Scottish Daily Mail

Always in the slowest queue at the checkout? Here’s why

- By Tammy Hughes

IF you always find other till queues move faster than yours, you’re not alone.

But it is not that you are making the wrong choice on each occasion. One expert argues that the problem lies elsewhere – in how your brain perceives time.

According to new book Why Does the Other Line Always Move Faster? we experience time differentl­y when engaged in a task, as opposed to waiting.

So, when shoppers pick the fastest line, they fail to notice because they are too busy packing up bags and paying. But while waiting to be served, they spot other lines moving faster.

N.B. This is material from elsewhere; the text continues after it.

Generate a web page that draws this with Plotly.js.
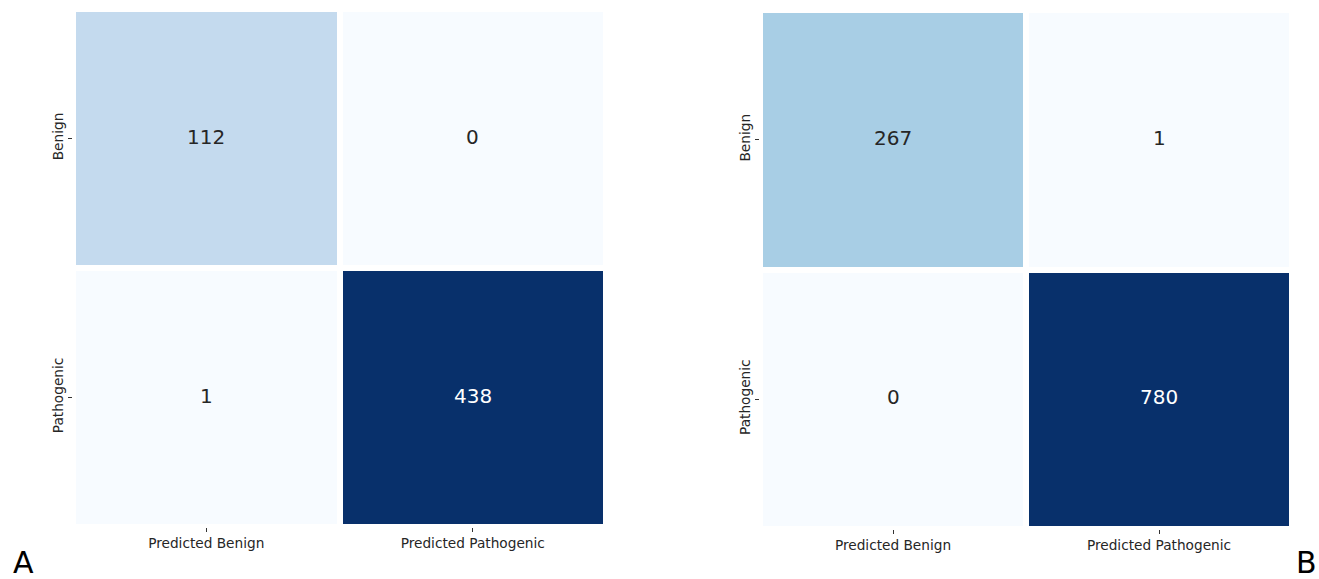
<!DOCTYPE html>
<html>
<head>
<meta charset="utf-8">
<script src="https://cdn.plot.ly/plotly-3.0.1.min.js"></script>
<style>
  html, body { margin: 0; padding: 0; background: #ffffff; }
  #chart { width: 1319px; height: 579px; }
</style>
</head>
<body>
<div id="chart"></div>
<script>
// Confusion-matrix data
const predictedLabels = ['Predicted Benign', 'Predicted Pathogenic'];
const actualLabels = ['Benign', 'Pathogenic'];
const countsA = [[112, 0], [1, 438]];
const countsB = [[267, 1], [0, 780]];
const panelLetters = ['A', 'B'];

// Sequential blue colour ramp
const bluesScale = [
  [0.000, '#f7fbff'], [0.125, '#deebf7'], [0.250, '#c6dbef'],
  [0.375, '#9ecae1'], [0.500, '#6baed6'], [0.625, '#4292c6'],
  [0.750, '#2171b5'], [0.875, '#08519c'], [1.000, '#08306b']
];

const W = 1319, H = 579;
const px = v => v / W;
const py = v => 1 - v / H;

function flat(m) { return [].concat(...m); }

function makeHeat(z, xa, ya) {
  const vals = flat(z);
  return {
    type: 'heatmap',
    x: predictedLabels,
    y: actualLabels,
    z: z,
    xaxis: xa, yaxis: ya,
    colorscale: bluesScale,
    zmin: Math.min(...vals),
    zmax: Math.max(...vals),
    xgap: 6, ygap: 6,
    showscale: false,
    hoverinfo: 'skip'
  };
}

function makeNotes(z, xref, yref) {
  const vals = flat(z);
  const lo = Math.min(...vals), hi = Math.max(...vals);
  const notes = [];
  z.forEach((row, i) => row.forEach((v, j) => {
    const t = (v - lo) / (hi - lo);
    notes.push({
      x: predictedLabels[j], y: actualLabels[i], xref: xref, yref: yref,
      text: String(v), showarrow: false, yshift: 2,
      font: { family: 'DejaVu Sans', size: 20, color: t > 0.5 ? '#ffffff' : '#262626' }
    });
  }));
  return notes;
}

const tickFont = { family: 'DejaVu Sans', size: 13.7, color: '#262626' };
function xAxis(domain, anchor) {
  return {
    domain: domain, anchor: anchor, type: 'category',
    range: [-0.5, 1.5], showgrid: false, zeroline: false, showline: false,
    ticks: 'outside', ticklen: 4, tickwidth: 1, tickcolor: '#333333',
    tickfont: tickFont, fixedrange: true
  };
}
function yAxis(domain, anchor) {
  return {
    domain: domain, anchor: anchor, type: 'category',
    range: [1.5, -0.5], showgrid: false, zeroline: false, showline: false,
    ticks: 'outside', ticklen: 4, tickwidth: 1, tickcolor: '#333333',
    tickfont: tickFont, tickangle: -90, fixedrange: true
  };
}

const data = [
  makeHeat(countsA, 'x', 'y'),
  makeHeat(countsB, 'x2', 'y2')
];

const annotations = [
  ...makeNotes(countsA, 'x', 'y'),
  ...makeNotes(countsB, 'x2', 'y2'),
  { text: panelLetters[0], xref: 'paper', yref: 'paper', x: px(23), y: py(562),
    xanchor: 'center', yanchor: 'middle', showarrow: false,
    font: { family: 'DejaVu Sans', size: 30, color: '#000000' } },
  { text: panelLetters[1], xref: 'paper', yref: 'paper', x: px(1306), y: py(562),
    xanchor: 'center', yanchor: 'middle', showarrow: false,
    font: { family: 'DejaVu Sans', size: 30, color: '#000000' } }
];

const layout = {
  width: W, height: H,
  margin: { l: 0, r: 0, t: 0, b: 0 },
  paper_bgcolor: '#ffffff', plot_bgcolor: '#ffffff',
  xaxis: xAxis([px(73), px(606)], 'y'),
  yaxis: yAxis([py(527), py(9)], 'x'),
  xaxis2: xAxis([px(760), px(1292)], 'y2'),
  yaxis2: yAxis([py(529), py(10)], 'x2'),
  annotations: annotations,
  showlegend: false
};

Plotly.newPlot('chart', data, layout, { displayModeBar: false, staticPlot: true });
</script>
</body>
</html>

Author David Andrews said: ‘ Our minds are rigged against us. Regardless of time actually spent, the “slowest” line will always be the one we are standing in.’

He added that probabilit­y also plays a part – if there are three queues there is a two in three chance that the others will move faster than yours. Mr Andrews’s fascinatio­n with queuing dates back to his childhood in Bucharest, Romania, where waiting in line to buy food was commonplac­e. His book is a brief history of queuing along with a list of tips on how to choose the quickest line. He explains that contrary to popular belief Britons have not always been good queuing, writing: ‘The myth that the British are willing, patient and even eager to stand in line dates to Second World War propaganda during a time of rationing. Queues were in fact often tense and politicall­y charged affairs that had to be policed in case of riots.’

But the British became so good at queuing that even looters in the 2011 riots were said to have waited for their turn before stealing from stores. By contrast Chinese authoritie­s put up signs at the 2008 Olympics reminding citizens that, ‘It’s civilised to queue’.

One way to cut queuing time is to pick the line with the most men in it, according to experts at the University of Surrey. They found men were more impatient than women and more likely to give up on a queue if it was too slow.

Other tips include picking a line on the left, because most people are right-handed and will naturally veer to the right.